“As they’re about to turn 50, and wanting to adopt a more healthy lifestyle, Josée and Michel decide to plant a vegetable garden outside their home in the suburbs of Drummondville, Quebec. Their backyard had little sun exposure, so they decide to set up the garden in the front yard. Once the garden beds are in place and the vegetables have started growing, the city asks them to remove their garden to put lawn back, but the couple decides to fight.”
YouTube
Thanks again to Jay for finding another good site.
More videos where this came from.
C. McDee:
I suggest looking through this couple’s blog to get the specific answers you seek.
Their blog is in French
http://lepotagerurbain.blogspot.ca/
For those interested, here is a google translated link to English, but it’s also easy for someone to translate it to just about any other language they choose using the google menus at the top.
http://translate.google.com/translate?sl=auto&tl=en&js=n&prev=_t&hl=en&ie=UTF-8&u=http%3A%2F%2Flepotagerurbain.blogspot.ca%2F&act=url
I really love this one. I especially love it when you “stick it to the man”. Haha. Way too much government, be it city, county, state and of coarse federal. All people want to do is live and have “rights” on their own property. It seems American government has dirtied Canadian government too. I’m real glad for these and other like minded people of Canada. Great garden! Great video! Great post Owen!
Beautiful garden. Being in Quebec I suppose your winters are very cold. What do you grow during the winter? Also, do you can, freeze, root cellar, dehydrate your bounty to get through the winter?
They well get sued by Monsanto! Nice nanny country we have. The whole thing about food not being identified as GMO or not is really bugging me. I wont eat any seafood anymore. I think it is either chemically poisoned or radio active. I don’t think there are many places where you can grow veggies in your front yard without getting hassled or fined. (sad)
My favorite part of this video is when they describe how they organized 1000 emails per day to be sent to every city council member. It was part of their petition system. That was genius.
I can imagine that it was difficult for the council to conduct any other business because of the flood of messages over one citizen’s front yard.
People shouldn’t have to go to such lengths over something like this, but that’s the kind of world we live in now. I look forward to the day when hundreds or hopefully thousands of politicians are replaced by those with more reasonable minds. It can’t happen soon enough.

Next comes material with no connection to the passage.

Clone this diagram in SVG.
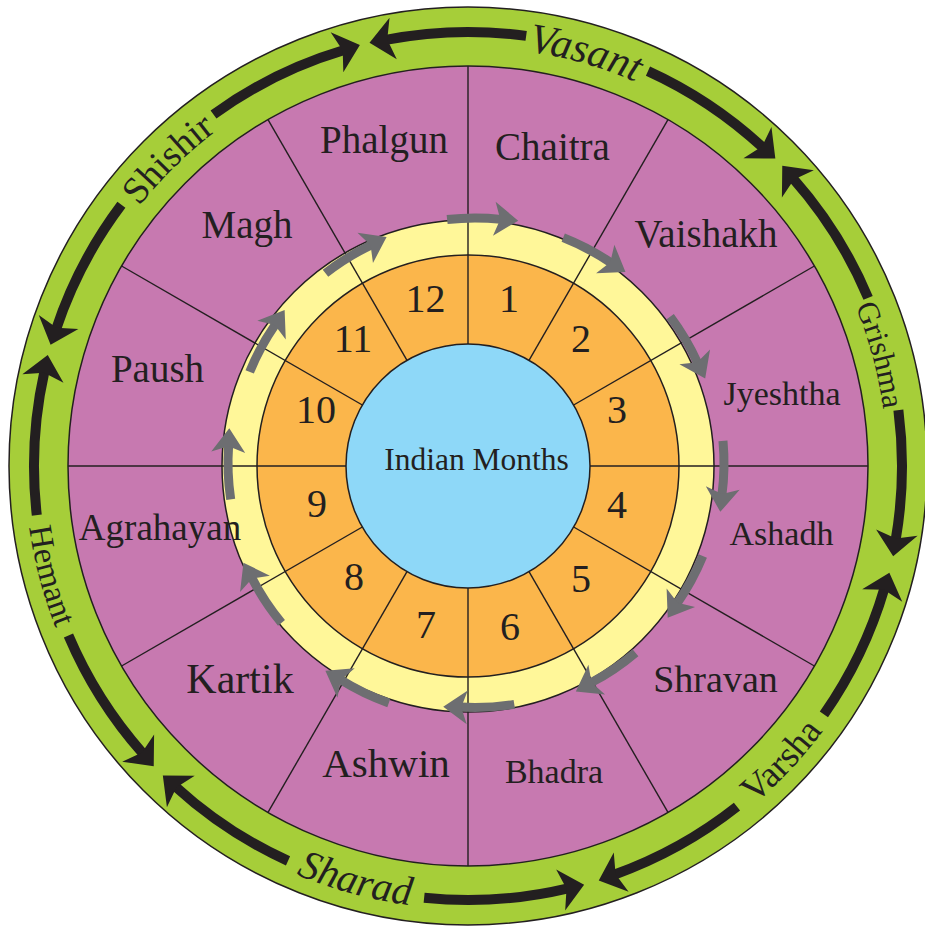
<svg xmlns="http://www.w3.org/2000/svg" width="925" height="927" viewBox="0 0 925 927">
<style>
.t{font-family:'Liberation Serif','Times New Roman',Times,'DejaVu Serif',serif;fill:#231f20;text-anchor:middle}
.m{font-size:39px}
.n{font-size:40px}
.ring{stroke:#231f20;stroke-width:1.5}
.sep{stroke:#231f20;stroke-width:1.4}
.blk{fill:none;stroke:#231f20;stroke-width:10}
.gry{fill:none;stroke:#6d6e71;stroke-width:9}
</style>
<defs>
<path id="cwPath" d="M 468 47 A 419 419 0 1 1 468 885 A 419 419 0 1 1 468 47"/>
<path id="ccwPath" d="M 468 23 A 443 443 0 1 0 468 909 A 443 443 0 1 0 468 23"/>
<polygon id="hcw" points="468,11 492,32 468,53 474,32" fill="#231f20"/>
<polygon id="hccw" points="468,11 444,32 468,53 462,32" fill="#231f20"/>
<g id="ga">
<circle cx="475" cy="463" r="246" class="gry" stroke-dasharray="54.1 3000" transform="rotate(-97.5 475 463)"/>
<polygon points="475,200 499,217 475,234 481,217" fill="#6d6e71" transform="rotate(3.5 475 463)"/>
</g>
</defs>

<g id="rings">
<circle cx="468" cy="466" r="459" fill="#a6ce39" class="ring"/>
<circle cx="468" cy="466" r="400" fill="#c779b0" class="ring"/>
<circle cx="468" cy="466" r="246" fill="#fff799" class="ring"/>
<circle cx="468" cy="466" r="211" fill="#fbb64b" class="ring"/>
</g>
<g id="sectors" class="sep">
<line x1="468" y1="344" x2="468" y2="66" transform="rotate(0 468 466)"/>
<line x1="468" y1="344" x2="468" y2="66" transform="rotate(30 468 466)"/>
<line x1="468" y1="344" x2="468" y2="66" transform="rotate(60 468 466)"/>
<line x1="468" y1="344" x2="468" y2="66" transform="rotate(90 468 466)"/>
<line x1="468" y1="344" x2="468" y2="66" transform="rotate(120 468 466)"/>
<line x1="468" y1="344" x2="468" y2="66" transform="rotate(150 468 466)"/>
<line x1="468" y1="344" x2="468" y2="66" transform="rotate(180 468 466)"/>
<line x1="468" y1="344" x2="468" y2="66" transform="rotate(210 468 466)"/>
<line x1="468" y1="344" x2="468" y2="66" transform="rotate(240 468 466)"/>
<line x1="468" y1="344" x2="468" y2="66" transform="rotate(270 468 466)"/>
<line x1="468" y1="344" x2="468" y2="66" transform="rotate(300 468 466)"/>
<line x1="468" y1="344" x2="468" y2="66" transform="rotate(330 468 466)"/>
</g>
<g id="center">
<circle cx="468" cy="466" r="122" fill="#8ed8f8" class="ring"/>
<text class="t" x="476.5" y="470" font-size="31.5">Indian Months</text>
</g>

<g id="months">
<g id="m-chaitra"><text class="t m" x="552.5" y="160" font-size="40">Chaitra</text></g>
<g id="m-vaishakh"><text class="t m" x="706" y="247">Vaishakh</text></g>
<g id="m-jyeshtha"><text class="t" x="782" y="405" font-size="34">Jyeshtha</text></g>
<g id="m-ashadh"><text class="t" x="781.5" y="545" font-size="34">Ashadh</text></g>
<g id="m-shravan"><text class="t" x="715.5" y="692" font-size="38">Shravan</text></g>
<g id="m-bhadra"><text class="t" x="554" y="783" font-size="34">Bhadra</text></g>
<g id="m-ashwin"><text class="t" x="386" y="777" font-size="41">Ashwin</text></g>
<g id="m-kartik"><text class="t" x="240" y="693" font-size="42">Kartik</text></g>
<g id="m-agrahayan"><text class="t" x="160" y="540" font-size="37">Agrahayan</text></g>
<g id="m-paush"><text class="t m" x="157.5" y="382">Paush</text></g>
<g id="m-magh"><text class="t m" x="247" y="238">Magh</text></g>
<g id="m-phalgun"><text class="t m" x="384" y="153">Phalgun</text></g>
</g>

<g id="numbers" class="t n">
<g id="n1"><text x="509" y="312">1</text></g>
<g id="n2"><text x="581" y="352">2</text></g>
<g id="n3"><text x="617" y="423">3</text></g>
<g id="n4"><text x="617" y="518">4</text></g>
<g id="n5"><text x="581" y="592">5</text></g>
<g id="n6"><text x="510" y="640">6</text></g>
<g id="n7"><text x="426" y="638">7</text></g>
<g id="n8"><text x="354" y="590">8</text></g>
<g id="n9"><text x="317" y="517">9</text></g>
<g id="n10"><text x="316" y="423">10</text></g>
<g id="n11"><text x="353" y="352">11</text></g>
<g id="n12"><text x="425.5" y="312">12</text></g>
</g>

<g id="seasons">
<g id="s-vasant"><text class="t" font-size="42" font-style="italic"><textPath href="#cwPath" startOffset="116.3">Vasant</textPath></text></g>
<g id="s-grishma"><text class="t" font-size="31"><textPath href="#cwPath" startOffset="547.7">Grishma</textPath></text></g>
<g id="s-varsha"><text class="t" font-size="37"><textPath href="#ccwPath" startOffset="1752.8">Varsha</textPath></text></g>
<g id="s-sharad"><text class="t" font-size="41" font-style="italic"><textPath href="#ccwPath" startOffset="1274.2">Sharad</textPath></text></g>
<g id="s-hemant"><text class="t" font-size="33"><textPath href="#ccwPath" startOffset="809.5">Hemant</textPath></text></g>
<g id="s-shishir"><text class="t" font-size="38"><textPath href="#cwPath" startOffset="2307.9">Shishir</textPath></text></g>
</g>

<g id="connectors">
<g id="season-arrows">
<circle cx="468" cy="466" r="434" class="blk" stroke-dasharray="141.1 3000" transform="rotate(259.07 468 466)"/>
<use href="#hccw" transform="rotate(350.07 468 466)"/>
<circle cx="468" cy="466" r="434" class="blk" stroke-dasharray="138.8 3000" transform="rotate(-65.5 468 466)"/>
<use href="#hcw" transform="rotate(41.83 468 466)"/>
<circle cx="468" cy="466" r="434" class="blk" stroke-dasharray="141.9 3000" transform="rotate(-41.53 468 466)"/>
<use href="#hccw" transform="rotate(49.47 468 466)"/>
<circle cx="468" cy="466" r="434" class="blk" stroke-dasharray="130.5 3000" transform="rotate(-7.4 468 466)"/>
<use href="#hcw" transform="rotate(98.83 468 466)"/>
<circle cx="468" cy="466" r="434" class="blk" stroke-dasharray="140.4 3000" transform="rotate(16.37 468 466)"/>
<use href="#hccw" transform="rotate(107.37 468 466)"/>
<circle cx="468" cy="466" r="434" class="blk" stroke-dasharray="141.1 3000" transform="rotate(51.7 468 466)"/>
<use href="#hcw" transform="rotate(159.33 468 466)"/>
<circle cx="468" cy="466" r="434" class="blk" stroke-dasharray="144.9 3000" transform="rotate(76.67 468 466)"/>
<use href="#hccw" transform="rotate(167.67 468 466)"/>
<circle cx="468" cy="466" r="434" class="blk" stroke-dasharray="135.8 3000" transform="rotate(114.5 468 466)"/>
<use href="#hcw" transform="rotate(221.43 468 466)"/>
<circle cx="468" cy="466" r="434" class="blk" stroke-dasharray="140.4 3000" transform="rotate(138.47 468 466)"/>
<use href="#hccw" transform="rotate(229.47 468 466)"/>
<circle cx="468" cy="466" r="434" class="blk" stroke-dasharray="144.9 3000" transform="rotate(173.5 468 466)"/>
<use href="#hcw" transform="rotate(281.63 468 466)"/>
<circle cx="468" cy="466" r="434" class="blk" stroke-dasharray="141.1 3000" transform="rotate(198.37 468 466)"/>
<use href="#hccw" transform="rotate(289.37 468 466)"/>
<circle cx="468" cy="466" r="434" class="blk" stroke-dasharray="146.4 3000" transform="rotate(234.1 468 466)"/>
<use href="#hcw" transform="rotate(342.43 468 466)"/>
</g>
<g id="month-arrows">
<use href="#ga" transform="rotate(1 475 463) translate(0 1)"/>
<use href="#ga" transform="rotate(29 475 463) translate(0 4)"/>
<use href="#ga" transform="rotate(60.7 475 463) translate(0 2)"/>
<use href="#ga" transform="rotate(92.3 475 463) translate(0 -3)"/>
<use href="#ga" transform="rotate(119.7 475 463)"/>
<use href="#ga" transform="rotate(147.2 475 463) translate(0 -2.5)"/>
<use href="#ga" transform="rotate(178.3 475 463) translate(0 1.5)"/>
<use href="#ga" transform="rotate(207 475 463) translate(0 -9)"/>
<use href="#ga" transform="rotate(237.8 475 463) translate(0 -5)"/>
<use href="#ga" transform="rotate(269 475 463) translate(0 -1)"/>
<use href="#ga" transform="rotate(299.6 475 463) translate(0 3)"/>
<use href="#ga" transform="rotate(329.4 475 463) translate(0 4.5)"/>
</g>
</g>
</svg>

Yowsers! Thanks for posting Ken O’Keefe’s talk. It’s beautiful and inspiring. Living on the edge of the Middle East (Turkey), it touched me deeply. The Media is key to transforming the consensus regarding geopolitics. And humanizing ‘the other’ is an integral part of breaking down walls of hate and fear. ‘The majority of the world just want to live dignified lives.’ So true. What a super project. It reminds me of the Gezi TV channels set up this year in Turkey in response to the mass media blackout throughout the protests. And it had a massive impact, not least in that everyone realized just how many people there were that were sick of the status quo… Interesting times indeed.
Ken is doing great work. I hope more people watch that video. This is the sort of high level project that can bring major change. And I sure hope the housing project we’ve been working on gets built. It could turn into one of the largest natural building projects in the world if it goes as planned. I’ve been itching to report on it, but have to wait for Ken’s go-ahead. His TV show may set the project back…
I like his point that we have the power to change and improve things, we just have to realize we have that power. Sometimes the systems seem immovable, but we have to remember they were created by us.
I’d like to take this opportunity to introduce you to Ken O’Keefe. We’ve been working together on a major housing project. He’s just started a TV show in London called the Middle East Show. Ken is very intelligent and well spoken. He ties together everything going on in the world with events in the Middle East. The same corrupt governmental system is at the root of so many of our problems — and that includes bureaucratic overreach that makes it very difficult to build your own affordable housing. These issues are all interrelated as he so aptly explains. Here’s an intro to his show. Ken is a great guy. Please spread the word.
http://www.youtube.com/watch?v=GeQUXe15qMU
Such a great story. I agree Owen. The bureaucrats need to be led sometimes. There was a similar story in Portland with the City Repair Project where they wanted to turn a neighborhood intersection into a plaza for the neighbors to congregate. The city turned them down when they asked because they said it was illegal. The neighbors got together anyway, painting the street with a mosaic, adding benches and books and other implements. The project was a success and the city came back and made a new ordinance to make it legal. If something makes sense, you just have to give the bureaucrats some of their own bullshit back sometimes and do it anyway. It’s often the only way anything changes.
Yep.
This is a prime example of how bureaucrats go too far and enact ridiculous regulations.